Serhiy Mayboroda

Personal information
- Full name: Serhiy Serhiyovych Mayboroda
- Date of birth: 21 November 1997 (age 27)
- Place of birth: Bylbasivka, Ukraine
- Height: 1.76 m (5 ft 9 in)
- Position(s): Midfielder

Team information
- Current team: Dinaz Vyshhorod
- Number: 21

Youth career
- 2010–2013: Olimpik Donetsk

Senior career*
- Years: Team / Apps / (Gls)
- 2016–2020: Zorya Luhansk / 5 / (1)
- 2020: Avanhard Kramatorsk / 9 / (1)
- 2021: Uzhhorod / 10 / (4)
- 2021–: Dinaz Vyshhorod / 15 / (2)

= Serhiy Mayboroda =

Ukrainian footballer

Serhiy Serhiyovych Mayboroda (Сергій Сергійович Майборода; born 21 November 1997) is a Ukrainian professional football midfielder who plays for Dinaz Vyshhorod.

==Career==
Born in Bylbasivka, Sloviansk Raion, Mayboroda is a product of FC Olimpik Donetsk youth sportive school system.
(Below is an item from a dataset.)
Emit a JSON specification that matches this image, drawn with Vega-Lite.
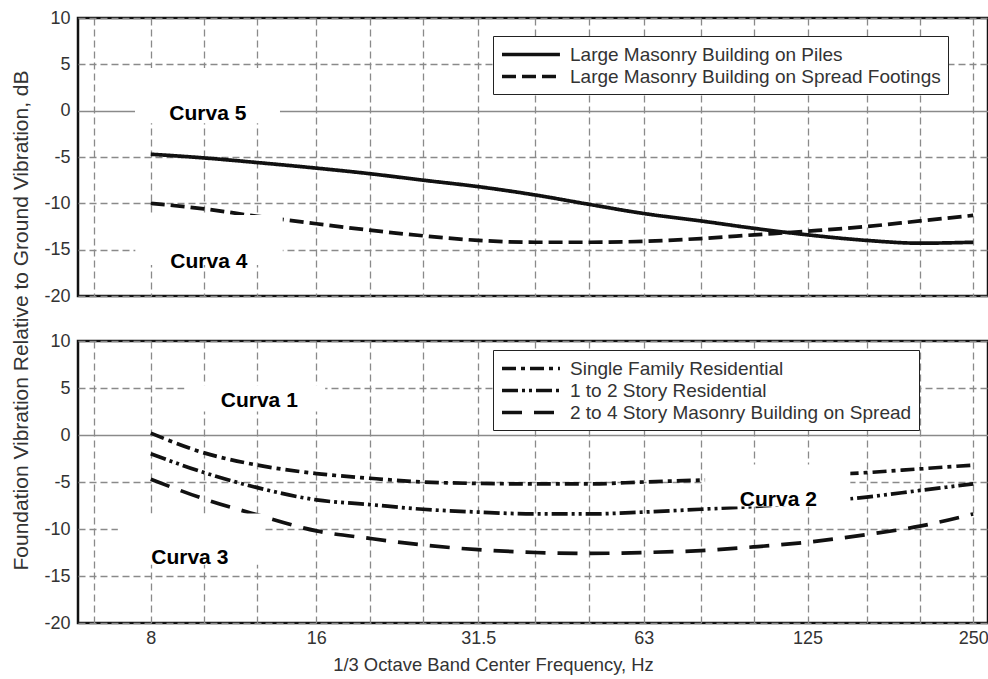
{
  "$schema": "https://vega.github.io/schema/vega-lite/v6.json",
  "padding": {"left": 8, "top": 7, "right": 3, "bottom": 5},
  "background": "white",
  "config": {
    "font": "Liberation Sans",
    "view": {"stroke": "#111", "strokeWidth": 2.5},
    "axis": {
      "labelFont": "Liberation Sans", "labelFontSize": 18, "labelColor": "#333",
      "ticks": false, "domain": false, "gridColor": "#8a8a8a", "gridWidth": 1.3,
      "titleFont": "Liberation Sans", "titleFontWeight": "normal", "titleColor": "#333",
      "labelOverlap": false, "labelFlush": false
    },
    "legend": {
      "orient": "none", "legendX": 415, "title": null,
      "symbolType": "M-1,0H5.1", "symbolSize": 361, "symbolStrokeWidth": 3.5, "symbolStrokeColor": "#111",
      "labelFont": "Liberation Sans", "labelFontSize": 19, "labelColor": "#333", "labelOffset": 47, "labelLimit": 700,
      "rowPadding": 0, "padding": 7, "strokeColor": "#222", "fillColor": "white"
    }
  },
  "datasets": {
    "curves": [
      {"panel":"top","series":"Large Masonry Building on Piles","freq":8,"db":-4.7},
      {"panel":"top","series":"Large Masonry Building on Piles","freq":10,"db":-5.1},
      {"panel":"top","series":"Large Masonry Building on Piles","freq":12.5,"db":-5.6},
      {"panel":"top","series":"Large Masonry Building on Piles","freq":16,"db":-6.2},
      {"panel":"top","series":"Large Masonry Building on Piles","freq":20,"db":-6.8},
      {"panel":"top","series":"Large Masonry Building on Piles","freq":25,"db":-7.5},
      {"panel":"top","series":"Large Masonry Building on Piles","freq":31.5,"db":-8.2},
      {"panel":"top","series":"Large Masonry Building on Piles","freq":40,"db":-9.1},
      {"panel":"top","series":"Large Masonry Building on Piles","freq":50,"db":-10.1},
      {"panel":"top","series":"Large Masonry Building on Piles","freq":63,"db":-11.1},
      {"panel":"top","series":"Large Masonry Building on Piles","freq":80,"db":-11.9},
      {"panel":"top","series":"Large Masonry Building on Piles","freq":100,"db":-12.7},
      {"panel":"top","series":"Large Masonry Building on Piles","freq":125,"db":-13.4},
      {"panel":"top","series":"Large Masonry Building on Piles","freq":160,"db":-14.0},
      {"panel":"top","series":"Large Masonry Building on Piles","freq":200,"db":-14.3},
      {"panel":"top","series":"Large Masonry Building on Piles","freq":250,"db":-14.2},
      {"panel":"top","series":"Large Masonry Building on Spread Footings","freq":8,"db":-10.0},
      {"panel":"top","series":"Large Masonry Building on Spread Footings","freq":10,"db":-10.6},
      {"panel":"top","series":"Large Masonry Building on Spread Footings","freq":12.5,"db":-11.4},
      {"panel":"top","series":"Large Masonry Building on Spread Footings","freq":16,"db":-12.2},
      {"panel":"top","series":"Large Masonry Building on Spread Footings","freq":20,"db":-12.9},
      {"panel":"top","series":"Large Masonry Building on Spread Footings","freq":25,"db":-13.5},
      {"panel":"top","series":"Large Masonry Building on Spread Footings","freq":31.5,"db":-14.0},
      {"panel":"top","series":"Large Masonry Building on Spread Footings","freq":40,"db":-14.2},
      {"panel":"top","series":"Large Masonry Building on Spread Footings","freq":50,"db":-14.2},
      {"panel":"top","series":"Large Masonry Building on Spread Footings","freq":63,"db":-14.1},
      {"panel":"top","series":"Large Masonry Building on Spread Footings","freq":80,"db":-13.8},
      {"panel":"top","series":"Large Masonry Building on Spread Footings","freq":100,"db":-13.4},
      {"panel":"top","series":"Large Masonry Building on Spread Footings","freq":125,"db":-13.0},
      {"panel":"top","series":"Large Masonry Building on Spread Footings","freq":160,"db":-12.5},
      {"panel":"top","series":"Large Masonry Building on Spread Footings","freq":200,"db":-11.9},
      {"panel":"top","series":"Large Masonry Building on Spread Footings","freq":250,"db":-11.3},
      {"panel":"bottom","series":"Single Family Residential","freq":8,"db":0.2},
      {"panel":"bottom","series":"Single Family Residential","freq":10,"db":-1.9},
      {"panel":"bottom","series":"Single Family Residential","freq":12.5,"db":-3.2},
      {"panel":"bottom","series":"Single Family Residential","freq":16,"db":-4.1},
      {"panel":"bottom","series":"Single Family Residential","freq":20,"db":-4.6},
      {"panel":"bottom","series":"Single Family Residential","freq":25,"db":-5.0},
      {"panel":"bottom","series":"Single Family Residential","freq":31.5,"db":-5.15},
      {"panel":"bottom","series":"Single Family Residential","freq":40,"db":-5.2},
      {"panel":"bottom","series":"Single Family Residential","freq":50,"db":-5.2},
      {"panel":"bottom","series":"Single Family Residential","freq":63,"db":-5.0},
      {"panel":"bottom","series":"Single Family Residential","freq":80,"db":-4.8},
      {"panel":"bottom","series":"Single Family Residential","freq":100,"db":-4.6},
      {"panel":"bottom","series":"Single Family Residential","freq":125,"db":-4.3},
      {"panel":"bottom","series":"Single Family Residential","freq":160,"db":-4.0},
      {"panel":"bottom","series":"Single Family Residential","freq":200,"db":-3.6},
      {"panel":"bottom","series":"Single Family Residential","freq":250,"db":-3.2},
      {"panel":"bottom","series":"1 to 2 Story Residential","freq":8,"db":-2.0},
      {"panel":"bottom","series":"1 to 2 Story Residential","freq":10,"db":-4.0},
      {"panel":"bottom","series":"1 to 2 Story Residential","freq":12.5,"db":-5.6},
      {"panel":"bottom","series":"1 to 2 Story Residential","freq":16,"db":-6.9},
      {"panel":"bottom","series":"1 to 2 Story Residential","freq":20,"db":-7.4},
      {"panel":"bottom","series":"1 to 2 Story Residential","freq":25,"db":-7.9},
      {"panel":"bottom","series":"1 to 2 Story Residential","freq":31.5,"db":-8.2},
      {"panel":"bottom","series":"1 to 2 Story Residential","freq":40,"db":-8.4},
      {"panel":"bottom","series":"1 to 2 Story Residential","freq":50,"db":-8.4},
      {"panel":"bottom","series":"1 to 2 Story Residential","freq":63,"db":-8.2},
      {"panel":"bottom","series":"1 to 2 Story Residential","freq":80,"db":-7.9},
      {"panel":"bottom","series":"1 to 2 Story Residential","freq":100,"db":-7.6},
      {"panel":"bottom","series":"1 to 2 Story Residential","freq":125,"db":-7.2},
      {"panel":"bottom","series":"1 to 2 Story Residential","freq":160,"db":-6.6},
      {"panel":"bottom","series":"1 to 2 Story Residential","freq":200,"db":-5.9},
      {"panel":"bottom","series":"1 to 2 Story Residential","freq":250,"db":-5.2},
      {"panel":"bottom","series":"2 to 4 Story Masonry Building on Spread","freq":8,"db":-4.7},
      {"panel":"bottom","series":"2 to 4 Story Masonry Building on Spread","freq":10,"db":-6.8},
      {"panel":"bottom","series":"2 to 4 Story Masonry Building on Spread","freq":12.5,"db":-8.5},
      {"panel":"bottom","series":"2 to 4 Story Masonry Building on Spread","freq":16,"db":-10.2},
      {"panel":"bottom","series":"2 to 4 Story Masonry Building on Spread","freq":20,"db":-11.0},
      {"panel":"bottom","series":"2 to 4 Story Masonry Building on Spread","freq":25,"db":-11.7},
      {"panel":"bottom","series":"2 to 4 Story Masonry Building on Spread","freq":31.5,"db":-12.2},
      {"panel":"bottom","series":"2 to 4 Story Masonry Building on Spread","freq":40,"db":-12.5},
      {"panel":"bottom","series":"2 to 4 Story Masonry Building on Spread","freq":50,"db":-12.6},
      {"panel":"bottom","series":"2 to 4 Story Masonry Building on Spread","freq":63,"db":-12.5},
      {"panel":"bottom","series":"2 to 4 Story Masonry Building on Spread","freq":80,"db":-12.3},
      {"panel":"bottom","series":"2 to 4 Story Masonry Building on Spread","freq":100,"db":-11.9},
      {"panel":"bottom","series":"2 to 4 Story Masonry Building on Spread","freq":125,"db":-11.4},
      {"panel":"bottom","series":"2 to 4 Story Masonry Building on Spread","freq":160,"db":-10.6},
      {"panel":"bottom","series":"2 to 4 Story Masonry Building on Spread","freq":200,"db":-9.7},
      {"panel":"bottom","series":"2 to 4 Story Masonry Building on Spread","freq":250,"db":-8.4}
    ],
    "notes": [
      {"panel":"top","label":"Curva 5","freq":10.16,"db":-1.0,"f1":7.49,"f2":13.74,"db1":4.6,"db2":-1.35},
      {"panel":"top","label":"Curva 4","freq":10.2,"db":-17.0,"f1":7.5,"f2":13.9,"db1":-11.25,"db2":-16.65},
      {"panel":"bottom","label":"Curva 1","freq":12.6,"db":3.0,"f1":9.21,"f2":16.6,"db1":5.3,"db2":2.5},
      {"panel":"bottom","label":"Curva 3","freq":9.42,"db":-13.7,"f1":6.97,"f2":12.79,"db1":-8.35,"db2":-13.8},
      {"panel":"bottom","label":"Curva 2","freq":110.6,"db":-7.5,"f1":81.4,"f2":149.5,"db1":-3.14,"db2":-7.6}
    ]
  },
  "bounds": "flush",
  "spacing": 45,
  "resolve": {"scale": {"strokeDash": "independent"}, "legend": {"strokeDash": "independent"}},
  "vconcat": [
    {
      "width": 910, "height": 278,
      "layer": [
        {
          "data": {"name": "curves"},
          "transform": [{"filter": "datum.panel === 'top'"}],
          "mark": {"type": "line", "interpolate": "monotone", "strokeWidth": 3.7, "color": "#111"},
          "encoding": {
            "x": {"field": "freq", "type": "quantitative", "title": null,
              "scale": {"type": "log", "domain": [5.9, 266], "nice": false},
              "axis": {"values": [6.3,8,10,12.5,16,20,25,31.5,40,50,63,80,100,125,160,200,250], "labels": false, "grid": true, "gridDash": [7,4]}},
            "y": {"field": "db", "type": "quantitative", "title": "Foundation Vibration Relative to Ground Vibration, dB",
              "scale": {"domain": [-20, 10], "nice": false},
              "axis": {"values": [-20,-15,-10,-5,0,5,10], "labelExpr": "datum.value + ''", "labelPadding": 8,
                "gridDash": {"condition": {"test": "datum.value === 0", "value": []}, "value": [7,4]},
                "titleX": -47, "titleY": 302, "titleFontSize": 21}},
            "strokeDash": {"field": "series", "type": "nominal",
              "scale": {"domain": ["Large Masonry Building on Piles", "Large Masonry Building on Spread Footings"], "range": [[1,0],[14,6]]},
              "legend": {"legendY": 18}}
          }
        },
        {
          "data": {"name": "notes"},
          "transform": [{"filter": "datum.panel === 'top'"}],
          "mark": {"type": "rect", "color": "white"},
          "encoding": {
            "x": {"field": "f1", "type": "quantitative", "title": null},
            "x2": {"field": "f2"},
            "y": {"field": "db1", "type": "quantitative", "title": "Foundation Vibration Relative to Ground Vibration, dB"},
            "y2": {"field": "db2"}
          }
        },
        {
          "data": {"name": "notes"},
          "transform": [{"filter": "datum.panel === 'top'"}],
          "mark": {"type": "text", "fontWeight": "bold", "fontSize": 21, "baseline": "alphabetic", "align": "center", "color": "black", "font": "Liberation Sans"},
          "encoding": {
            "x": {"field": "freq", "type": "quantitative", "title": null},
            "y": {"field": "db", "type": "quantitative", "title": "Foundation Vibration Relative to Ground Vibration, dB"},
            "text": {"field": "label"}
          }
        }
      ]
    },
    {
      "width": 910, "height": 282,
      "layer": [
        {
          "data": {"name": "curves"},
          "transform": [{"filter": "datum.panel === 'bottom'"}],
          "mark": {"type": "line", "interpolate": "monotone", "strokeWidth": 3.7, "color": "#111"},
          "encoding": {
            "x": {"field": "freq", "type": "quantitative", "title": "1/3 Octave Band Center Frequency, Hz",
              "scale": {"type": "log", "domain": [5.9, 266], "nice": false},
              "axis": {"values": [6.3,8,10,12.5,16,20,25,31.5,40,50,63,80,100,125,160,200,250], "grid": true, "gridDash": [7,4],
                "labelExpr": "indexof([8,16,31.5,63,125,250], datum.value) >= 0 ? datum.value + '' : ''",
                "labelPadding": 6, "titleFontSize": 18.4, "titlePadding": 8, "titleX": 415}},
            "y": {"field": "db", "type": "quantitative", "title": null,
              "scale": {"domain": [-20, 10], "nice": false},
              "axis": {"values": [-20,-15,-10,-5,0,5,10], "labelExpr": "datum.value + ''", "labelPadding": 8,
                "gridDash": {"condition": {"test": "datum.value === 0", "value": []}, "value": [7,4]}}},
            "strokeDash": {"field": "series", "type": "nominal",
              "scale": {"domain": ["Single Family Residential", "1 to 2 Story Residential", "2 to 4 Story Masonry Building on Spread"], "range": [[14,5,4,5],[16,4,3,4,3,4],[20,12]]},
              "legend": {"legendY": 9}}
          }
        },
        {
          "data": {"name": "notes"},
          "transform": [{"filter": "datum.panel === 'bottom'"}],
          "mark": {"type": "rect", "color": "white"},
          "encoding": {
            "x": {"field": "f1", "type": "quantitative", "title": "1/3 Octave Band Center Frequency, Hz"},
            "x2": {"field": "f2"},
            "y": {"field": "db1", "type": "quantitative", "title": null},
            "y2": {"field": "db2"}
          }
        },
        {
          "data": {"name": "notes"},
          "transform": [{"filter": "datum.panel === 'bottom'"}],
          "mark": {"type": "text", "fontWeight": "bold", "fontSize": 21, "baseline": "alphabetic", "align": "center", "color": "black", "font": "Liberation Sans"},
          "encoding": {
            "x": {"field": "freq", "type": "quantitative", "title": "1/3 Octave Band Center Frequency, Hz"},
            "y": {"field": "db", "type": "quantitative", "title": null},
            "text": {"field": "label"}
          }
        }
      ]
    }
  ]
}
He made his debut for FC Zorya as a substituted player in the second half-time in the match against FC Vorskla Poltava on 24 September 2017 in the Ukrainian Premier League.

==Personal life==
Father of Serhiy, Serhiy Maiboroda was a marine infantryman who was killed by the Russian occupation forces in 2019.